Addressing the sins of consumer psychology via the evolutionary lens
本文提出用进化心理学来改善消费者心理学的研究范围、理论深度、样本偏差、方法固化、跨学科性及可重复性,帮助营销学者和实践者更全面理解消费者行为。
Abstract As is true of any scientific discipline, consumer psychology faces some challenges, many of which can be ameliorated via the use of evolutionary psychology. This includes broadening the scope of the research questions tackled as well as their interestingness; increasing the epistemological and theoretical scope of the discipline; reducing the likelihood of succumbing to the WEIRD sampling bias; decreasing methodological fixation; increasing interdisciplinarity; and augmenting the ethos of replications as well as the field's consilience via the building of consilient nomological networks of cumulative evidence. Modern‐day consumers exhibit preferences and behaviors that are vestiges of evolutionary forces that occurred long ago in deep evolutionary time.
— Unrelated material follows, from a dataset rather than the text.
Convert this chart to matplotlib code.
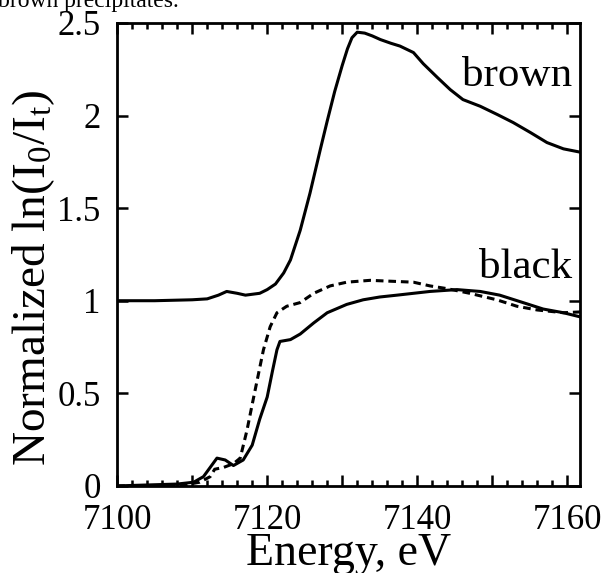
import matplotlib
matplotlib.use("Agg")
import matplotlib.pyplot as plt
from matplotlib.ticker import MultipleLocator, FuncFormatter

plt.rcParams['font.family'] = ['Liberation Serif', 'DejaVu Serif']
plt.rcParams['mathtext.fontset'] = 'custom'
plt.rcParams['mathtext.rm'] = 'Liberation Serif'
plt.rcParams['mathtext.it'] = 'Liberation Serif'

# brown precipitate (upper solid curve)
brown_e = [7100, 7105, 7110, 7112, 7113.5, 7114.6, 7116, 7117.1, 7119, 7120, 7121.1,
           7122.2, 7123.1, 7124.4, 7125.7, 7127.1, 7128, 7129, 7130, 7130.7, 7131.3,
           7132, 7133, 7134, 7135.1, 7136.5, 7137.7, 7139.5, 7140.8, 7142.7, 7144.4,
           7146.1, 7148.4, 7150.7, 7152.8, 7155.1, 7157.3, 7159.5, 7162]
brown_v = [1.0, 1.0, 1.005, 1.01, 1.03, 1.05, 1.04, 1.03, 1.04, 1.06, 1.09,
           1.15, 1.22, 1.38, 1.58, 1.82, 1.97, 2.13, 2.27, 2.36, 2.42,
           2.45, 2.445, 2.43, 2.41, 2.39, 2.375, 2.34, 2.28, 2.205, 2.14,
           2.086, 2.05, 2.005, 1.962, 1.908, 1.854, 1.82, 1.80]

# black precipitate (lower solid curve)
black_e = [7100, 7104, 7108, 7110.2, 7111.5, 7112.4, 7113.3, 7114.4, 7115.5, 7116.8,
           7118, 7119, 7120, 7120.7, 7121.3, 7121.7, 7123.1, 7124.4, 7126.2, 7128,
           7130.6, 7132.8, 7135, 7137.3, 7141.7, 7145.3, 7148.4, 7151, 7154.1,
           7156.8, 7159.5, 7162]
black_v = [0.0, 0.005, 0.01, 0.02, 0.05, 0.10, 0.15, 0.14, 0.11, 0.14,
           0.22, 0.36, 0.48, 0.62, 0.735, 0.78, 0.79, 0.82, 0.88, 0.935,
           0.98, 1.005, 1.02, 1.03, 1.05, 1.06, 1.05, 1.03, 0.99,
           0.955, 0.935, 0.91]

# reference (dashed curve)
ref_e = [7100, 7105, 7109, 7111, 7112.4, 7113, 7114.2, 7115.5, 7116.4, 7117.3,
         7118.2, 7119.5, 7120.4, 7121.3, 7122.6, 7124.4, 7126.2, 7128.4, 7130.6,
         7133.7, 7139.5, 7141.7, 7144, 7147, 7150.6, 7153.3, 7156, 7159.5, 7162]
ref_v = [0.0, 0.0, 0.005, 0.02, 0.05, 0.09, 0.10, 0.12, 0.15, 0.30,
         0.48, 0.735, 0.86, 0.935, 0.97, 0.99, 1.04, 1.08, 1.10,
         1.11, 1.10, 1.08, 1.065, 1.04, 1.005, 0.97, 0.95, 0.935, 0.94]

fig = plt.figure(figsize=(6.01, 5.73), dpi=100)
ax = fig.add_axes([0.195, 0.152, 0.770, 0.808])

ax.plot(brown_e, brown_v, color='black', linewidth=2.2)
ax.plot(black_e, black_v, color='black', linewidth=2.2)
ax.plot(ref_e, ref_v, color='black', linewidth=2.2, linestyle=(0, (2.5, 1.6)))

ax.set_xlim(7100, 7161.7)
ax.set_ylim(0, 2.5)

ax.xaxis.set_major_locator(MultipleLocator(10))
ax.xaxis.set_minor_locator(MultipleLocator(2))
ax.xaxis.set_major_formatter(FuncFormatter(lambda v, p: '%d' % v if round(v) % 20 == 0 else ''))
ax.yaxis.set_major_locator(MultipleLocator(0.5))
ax.yaxis.set_major_formatter(FuncFormatter(lambda v, p: '%g' % v))

ax.tick_params(which='both', direction='in', top=True, right=True, width=1.8, labelsize=25)
ax.tick_params(which='major', length=8)
ax.tick_params(which='minor', length=4.5)
ax.tick_params(axis='x', pad=13)
ax.tick_params(axis='y', pad=12)
for s in ax.spines.values():
    s.set_linewidth(2)

ax.text(7160.7, 2.16, 'brown', fontsize=31, ha='right', va='baseline')
ax.text(7160.7, 1.125, 'black', fontsize=31, ha='right', va='baseline')

ax.set_xlabel('Energy, eV', fontsize=33)
ax.xaxis.set_label_coords(0.5, -0.1)
ax.set_ylabel(r'Normalized ln(I$_\mathrm{0}$/I$_\mathrm{t}$)', fontsize=34)
ax.yaxis.set_label_coords(-0.13, 0.45)

fig.text(-0.004, 1 - 7 / 573, 'brown precipitates.', fontsize=17, va='baseline', ha='left')

plt.savefig('out.png', dpi=100)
Marketing academics and practitioners alike, seeking to unlock the mysteries of what makes consumers tick, can only be enriched in recognizing that Homo consumericus is a product of the same evolutionary processes that have shaped all life forms. To deny this reality ensures that marketing knowledge will remain largely decoupled from biology, and in doing so engender at best an incomplete understanding of consumer behavior.